God's salvation is revealed in light and glory

Notice lastly, that God's salvation, Jesus Christ, is particularly revealed in these two ways – "A LIGHT OF [better translation, 'for'] REVELATION TO THE GENTILES, and the glory of Thy people Israel" (vs. 32). As the salvation of God, Christ is the light of the world (see Jn. 8:12ff.). That is, He brings spiritual light (i.e., truth) in His Person and through His teaching, and by that light He reveals God's ways, God's person, and God's salvation. He makes known who God is and what God requires, and how a person can be rightly reconciled and related to Him. Jesus Christ is also the glory of God. This One is the Shekinah (lit. 'dwelling of God') glory, the One Who actually has dwelt and does dwell in the midst of His people. He is the visible presence of God as the incarnate God. Jesus Christ has come to Israel in fulfilment of the promises of God made to the forefathers.

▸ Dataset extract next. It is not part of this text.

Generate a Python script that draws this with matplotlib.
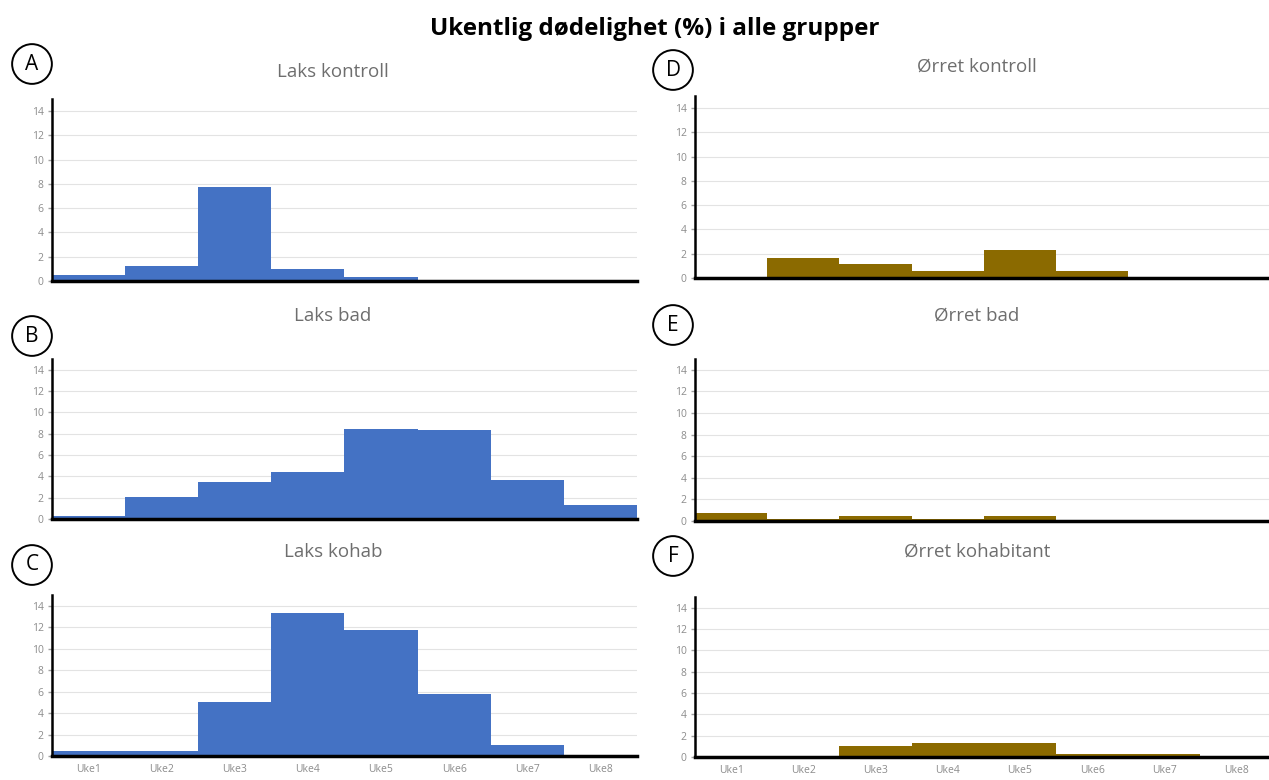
import matplotlib.pyplot as plt

weeks = ['Uke1', 'Uke2', 'Uke3', 'Uke4', 'Uke5', 'Uke6', 'Uke7', 'Uke8']

laks_kontroll = [0.5, 1.25, 7.75, 0.95, 0.3, 0, 0, 0]
laks_bad = [0.25, 2.1, 3.5, 4.4, 8.45, 8.3, 3.7, 1.3]
laks_kohab = [0.45, 0.45, 5.0, 13.35, 11.7, 5.8, 1.0, 0]
orret_kontroll = [0, 1.65, 1.15, 0.6, 2.3, 0.6, 0, 0]
orret_bad = [0.7, 0.15, 0.5, 0.15, 0.5, 0, 0, 0]
orret_kohab = [0, 0, 1.0, 1.3, 1.3, 0.25, 0.25, 0]

titles = ['Laks kontroll', 'Laks bad', 'Laks kohab',
          'Ørret kontroll', 'Ørret bad', 'Ørret kohabitant']
letters = ['A', 'B', 'C', 'D', 'E', 'F']
series = [laks_kontroll, laks_bad, laks_kohab,
          orret_kontroll, orret_bad, orret_kohab]

plt.rcParams['font.family'] = ['Open Sans', 'DejaVu Sans']

W, H = 1269, 780
fig = plt.figure(figsize=(W / 100, H / 100), dpi=100)

# pixel boxes: left, right, top(y=15), bottom(y=0)
boxes = [(52, 637, 99, 281), (52, 637, 359, 519), (52, 637, 595, 756),
         (695, 1269, 96, 278), (695, 1269, 359, 521), (695, 1269, 597, 757)]
title_pos = [(333, 72), (333, 316), (333, 552),
             (977, 67), (977, 316), (977, 552)]
letter_pos = [(32, 64), (32, 336), (32, 565),
              (673, 70), (673, 325), (673, 556)]
blue = '#4472C4'
gold = '#8B6A00'

for i in range(6):
    l, r, t, b = boxes[i]
    ax = fig.add_axes([l / W, 1 - b / H, (r - l) / W, (b - t) / H])
    color = blue if i < 3 else gold
    ax.bar(range(len(weeks)), series[i], width=1.0, color=color, zorder=2)
    if i < 3:
        ax.set_xlim(-0.5, 7.5)
    else:
        ax.set_xlim(-0.5, 7.45)
    ax.set_ylim(0, 15)
    ax.set_yticks(range(0, 15, 2))
    ax.grid(axis='y', color='#e3e3e3', linewidth=0.8, zorder=0)
    for s in ['top', 'right']:
        ax.spines[s].set_visible(False)
    ax.spines['left'].set_linewidth(1.8)
    ax.spines['bottom'].set_linewidth(2.5)
    ax.spines['bottom'].set_zorder(3)
    ax.tick_params(axis='y', length=3, width=1, color='#a0a0a0',
                   labelsize=7.5, labelcolor='#8c8c8c', pad=3)
    ax.set_xticks(range(len(weeks)))
    if i in (2, 5):
        ax.set_xticklabels(weeks)
        ax.tick_params(axis='x', length=0, labelsize=7.5,
                       labelcolor='#8c8c8c', pad=6)
    else:
        ax.set_xticklabels([])
        ax.tick_params(axis='x', length=0)

    tx, ty = title_pos[i]
    fig.text(tx / W, 1 - ty / H, titles[i], ha='center', va='center',
             fontsize=13.5, color='#6e6e6e')
    lx, ly = letter_pos[i]
    fig.text(lx / W, 1 - ly / H, letters[i], ha='center', va='center',
             fontsize=15, color='black',
             bbox=dict(boxstyle='circle,pad=0.45', fc='white', ec='black', lw=1.4))

fig.text(655 / W, 1 - 29 / H, 'Ukentlig dødelighet (%) i alle grupper',
         ha='center', va='center', fontsize=17.5, fontweight='bold')

fig.savefig('out.png', dpi=100)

Do you notice how Mary and Joseph responded in hearing Simeon's prophecy? We read, "And His father and mother were amazed at the things which were being said about Him" (2:33). Let me ask you, have you been amazed in reading these things about Jesus Christ? Or have you said something like this, "Well, just another Gospel message?" Are you amazed at what you have read? Have you rejoiced? My non-Christian friend, have you wondered at this One who could love so much, and give so much, for us who deserve so little? That is what Christmas is all about. I could give you no better gift than the truth of these verses on which I have commented. The salvation of the Lord is yours, if you will have it. Won't you take it now?